NeurIPS 2020

On Reward-Free Reinforcement Learning with Linear Function Approximation

Meta Review

The authors study sequential decision processes without reward function. The goal is to learn the transition dynamics such that various reward functions could be optimised efficiently in the future. The authors extend recent work to the linear function approximation case. They provide an analysis of the sample complexity, and show that while for linear MDPs complexity is polynomial, this is not true for MDPs with a linear optimal value functions, providing insight on the hardness of this second class of problems. The strengths of the paper are the theoretical development of the algorithm and the lower bound for MDPs with linear optimal Q functions. The proofs are rigorous. A limitation of the paper is that it is relatively close to the earlier work on reward-free RL in the tabular case and MDPs with linear Q functions. This limits the novelty. One reviewer suggested adding a (toy) experiment to better understand the practical implications of the theory.

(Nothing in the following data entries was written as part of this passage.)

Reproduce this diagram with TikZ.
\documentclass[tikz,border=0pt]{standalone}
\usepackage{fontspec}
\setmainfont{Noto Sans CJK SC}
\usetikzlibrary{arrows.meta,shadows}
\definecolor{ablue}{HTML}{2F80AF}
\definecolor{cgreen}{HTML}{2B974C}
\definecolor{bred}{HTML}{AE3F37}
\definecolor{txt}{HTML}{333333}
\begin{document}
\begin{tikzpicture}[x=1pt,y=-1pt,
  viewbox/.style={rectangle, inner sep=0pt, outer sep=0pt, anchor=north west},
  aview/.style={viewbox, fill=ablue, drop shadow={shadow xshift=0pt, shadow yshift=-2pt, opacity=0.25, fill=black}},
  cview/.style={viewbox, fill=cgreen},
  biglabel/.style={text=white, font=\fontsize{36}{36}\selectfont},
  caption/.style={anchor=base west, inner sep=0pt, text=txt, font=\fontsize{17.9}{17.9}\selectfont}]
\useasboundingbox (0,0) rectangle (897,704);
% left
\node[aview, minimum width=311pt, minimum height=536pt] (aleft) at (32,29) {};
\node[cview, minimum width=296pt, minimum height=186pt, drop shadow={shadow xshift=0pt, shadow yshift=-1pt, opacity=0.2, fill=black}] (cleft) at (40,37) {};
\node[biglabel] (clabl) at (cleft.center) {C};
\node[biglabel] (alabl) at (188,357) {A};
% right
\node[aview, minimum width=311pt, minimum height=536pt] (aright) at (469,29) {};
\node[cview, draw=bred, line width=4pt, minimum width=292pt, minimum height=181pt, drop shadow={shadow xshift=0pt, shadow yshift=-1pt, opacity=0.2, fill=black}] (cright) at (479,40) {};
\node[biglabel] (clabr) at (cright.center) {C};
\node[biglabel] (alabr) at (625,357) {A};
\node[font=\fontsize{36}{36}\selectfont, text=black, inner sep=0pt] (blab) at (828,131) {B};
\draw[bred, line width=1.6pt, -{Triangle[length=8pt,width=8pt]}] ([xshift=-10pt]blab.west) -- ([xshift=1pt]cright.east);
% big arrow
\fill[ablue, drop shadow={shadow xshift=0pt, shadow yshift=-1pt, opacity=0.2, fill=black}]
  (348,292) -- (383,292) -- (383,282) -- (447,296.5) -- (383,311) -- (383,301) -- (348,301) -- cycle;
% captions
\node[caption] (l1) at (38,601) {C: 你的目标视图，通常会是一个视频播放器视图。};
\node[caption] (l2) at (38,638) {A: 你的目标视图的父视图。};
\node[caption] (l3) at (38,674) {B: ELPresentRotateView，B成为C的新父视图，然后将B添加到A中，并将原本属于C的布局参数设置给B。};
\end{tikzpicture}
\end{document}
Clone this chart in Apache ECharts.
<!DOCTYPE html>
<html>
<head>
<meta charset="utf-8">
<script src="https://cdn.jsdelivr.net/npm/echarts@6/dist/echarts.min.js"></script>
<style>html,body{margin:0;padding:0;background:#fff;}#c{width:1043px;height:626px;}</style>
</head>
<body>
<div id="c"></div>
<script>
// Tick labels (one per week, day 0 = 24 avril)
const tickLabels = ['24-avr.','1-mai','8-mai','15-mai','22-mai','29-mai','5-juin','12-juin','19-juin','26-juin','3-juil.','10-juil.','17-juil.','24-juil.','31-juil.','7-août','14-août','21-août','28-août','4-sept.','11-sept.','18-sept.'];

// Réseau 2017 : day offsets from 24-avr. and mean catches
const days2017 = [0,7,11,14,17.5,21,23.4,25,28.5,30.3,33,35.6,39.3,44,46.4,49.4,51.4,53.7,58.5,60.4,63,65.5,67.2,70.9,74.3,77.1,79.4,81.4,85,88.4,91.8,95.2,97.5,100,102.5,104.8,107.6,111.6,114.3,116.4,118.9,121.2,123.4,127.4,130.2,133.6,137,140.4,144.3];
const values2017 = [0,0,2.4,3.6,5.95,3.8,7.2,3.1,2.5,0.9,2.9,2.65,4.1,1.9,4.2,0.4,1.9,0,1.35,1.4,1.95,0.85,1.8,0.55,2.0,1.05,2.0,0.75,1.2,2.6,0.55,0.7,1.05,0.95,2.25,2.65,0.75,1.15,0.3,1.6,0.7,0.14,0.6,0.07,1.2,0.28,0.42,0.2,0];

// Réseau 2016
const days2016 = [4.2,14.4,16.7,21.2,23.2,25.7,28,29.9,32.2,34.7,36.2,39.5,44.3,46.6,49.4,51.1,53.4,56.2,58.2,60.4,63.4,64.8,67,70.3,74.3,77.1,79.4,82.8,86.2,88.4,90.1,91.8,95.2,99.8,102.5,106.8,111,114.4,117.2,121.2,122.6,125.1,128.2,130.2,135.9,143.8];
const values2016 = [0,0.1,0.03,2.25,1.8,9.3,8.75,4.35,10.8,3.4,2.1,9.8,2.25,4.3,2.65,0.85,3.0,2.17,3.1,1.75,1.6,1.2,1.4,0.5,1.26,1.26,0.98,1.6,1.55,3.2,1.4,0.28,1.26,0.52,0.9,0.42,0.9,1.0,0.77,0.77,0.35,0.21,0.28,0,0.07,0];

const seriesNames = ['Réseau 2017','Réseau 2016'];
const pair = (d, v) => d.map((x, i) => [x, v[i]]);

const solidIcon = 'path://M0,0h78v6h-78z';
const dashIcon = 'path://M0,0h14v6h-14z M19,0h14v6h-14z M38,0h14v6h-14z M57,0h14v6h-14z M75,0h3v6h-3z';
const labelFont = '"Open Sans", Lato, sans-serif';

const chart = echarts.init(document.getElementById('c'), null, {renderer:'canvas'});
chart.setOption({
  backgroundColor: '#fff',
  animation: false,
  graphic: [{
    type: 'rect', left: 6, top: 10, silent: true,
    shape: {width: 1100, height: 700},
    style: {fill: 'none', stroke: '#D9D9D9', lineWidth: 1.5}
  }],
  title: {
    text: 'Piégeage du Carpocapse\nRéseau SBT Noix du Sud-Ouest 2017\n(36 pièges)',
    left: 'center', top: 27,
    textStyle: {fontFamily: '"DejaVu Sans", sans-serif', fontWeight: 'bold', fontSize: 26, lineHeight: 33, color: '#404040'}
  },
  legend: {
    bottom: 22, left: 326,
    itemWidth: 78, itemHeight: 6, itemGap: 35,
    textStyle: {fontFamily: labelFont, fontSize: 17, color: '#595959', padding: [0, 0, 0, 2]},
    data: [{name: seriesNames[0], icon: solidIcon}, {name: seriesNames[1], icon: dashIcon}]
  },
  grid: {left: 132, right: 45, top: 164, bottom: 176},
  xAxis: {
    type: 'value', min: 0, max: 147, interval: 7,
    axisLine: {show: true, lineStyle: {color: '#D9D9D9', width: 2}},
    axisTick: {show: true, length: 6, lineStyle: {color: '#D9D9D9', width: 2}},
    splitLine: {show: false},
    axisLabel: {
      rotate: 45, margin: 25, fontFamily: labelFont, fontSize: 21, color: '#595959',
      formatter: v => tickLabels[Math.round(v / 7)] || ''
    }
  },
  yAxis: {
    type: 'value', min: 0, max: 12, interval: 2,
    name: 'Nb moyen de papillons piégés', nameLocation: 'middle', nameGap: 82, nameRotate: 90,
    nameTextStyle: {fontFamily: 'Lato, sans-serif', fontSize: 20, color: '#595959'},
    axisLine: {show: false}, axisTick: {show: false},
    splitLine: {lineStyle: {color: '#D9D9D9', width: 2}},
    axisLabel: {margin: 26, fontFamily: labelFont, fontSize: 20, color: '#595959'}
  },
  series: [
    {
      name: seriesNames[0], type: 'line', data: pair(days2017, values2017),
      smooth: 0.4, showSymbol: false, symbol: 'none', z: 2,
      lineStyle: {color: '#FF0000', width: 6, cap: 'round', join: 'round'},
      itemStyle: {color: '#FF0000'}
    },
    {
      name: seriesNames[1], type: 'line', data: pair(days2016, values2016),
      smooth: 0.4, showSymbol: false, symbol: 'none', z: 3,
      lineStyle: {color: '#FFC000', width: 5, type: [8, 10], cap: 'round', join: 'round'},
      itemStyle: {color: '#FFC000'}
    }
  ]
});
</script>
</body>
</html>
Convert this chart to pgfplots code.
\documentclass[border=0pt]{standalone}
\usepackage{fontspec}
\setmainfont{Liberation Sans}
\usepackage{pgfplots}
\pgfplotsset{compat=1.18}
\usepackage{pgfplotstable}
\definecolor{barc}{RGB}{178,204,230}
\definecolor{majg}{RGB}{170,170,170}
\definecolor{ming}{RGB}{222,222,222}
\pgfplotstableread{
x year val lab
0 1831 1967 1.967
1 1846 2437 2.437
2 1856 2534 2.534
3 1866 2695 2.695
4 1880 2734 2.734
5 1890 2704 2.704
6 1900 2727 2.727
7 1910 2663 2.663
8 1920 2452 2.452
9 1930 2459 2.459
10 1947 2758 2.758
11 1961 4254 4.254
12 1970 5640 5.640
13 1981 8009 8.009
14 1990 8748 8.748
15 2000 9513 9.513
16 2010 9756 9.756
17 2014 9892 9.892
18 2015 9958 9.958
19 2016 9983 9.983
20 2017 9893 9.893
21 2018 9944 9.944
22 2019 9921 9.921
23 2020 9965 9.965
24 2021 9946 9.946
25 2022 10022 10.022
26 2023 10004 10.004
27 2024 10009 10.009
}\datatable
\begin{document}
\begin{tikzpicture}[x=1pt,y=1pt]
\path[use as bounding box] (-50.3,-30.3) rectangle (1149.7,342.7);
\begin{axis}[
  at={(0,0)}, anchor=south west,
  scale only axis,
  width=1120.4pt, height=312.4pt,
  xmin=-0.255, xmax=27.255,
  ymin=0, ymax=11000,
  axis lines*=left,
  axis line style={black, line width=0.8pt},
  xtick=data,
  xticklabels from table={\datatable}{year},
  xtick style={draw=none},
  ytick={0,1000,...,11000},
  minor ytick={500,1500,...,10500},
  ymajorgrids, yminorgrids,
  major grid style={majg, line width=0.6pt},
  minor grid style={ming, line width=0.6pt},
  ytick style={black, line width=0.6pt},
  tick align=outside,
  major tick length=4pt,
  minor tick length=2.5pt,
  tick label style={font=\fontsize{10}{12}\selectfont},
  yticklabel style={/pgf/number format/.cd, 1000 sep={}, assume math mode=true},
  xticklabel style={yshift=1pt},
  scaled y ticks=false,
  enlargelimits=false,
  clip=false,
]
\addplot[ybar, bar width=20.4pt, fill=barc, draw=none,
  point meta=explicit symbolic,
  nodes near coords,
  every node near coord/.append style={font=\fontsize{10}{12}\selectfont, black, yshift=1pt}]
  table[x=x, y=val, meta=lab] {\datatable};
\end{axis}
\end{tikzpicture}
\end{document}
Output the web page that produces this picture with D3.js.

Although all reviewers agreed that the paper is somewhat incremental, most reviewers agreed that the results are nevertheless strong and of interest to the community. Especially the lower bound was an interesting insight to many of the reviewers. Thus, I’d like to recommend this paper for acceptance. In their rebuttal, the authors have clarified several aspects of the paper. I’d like to ask the authors to add these clarifications to the final draft of the paper.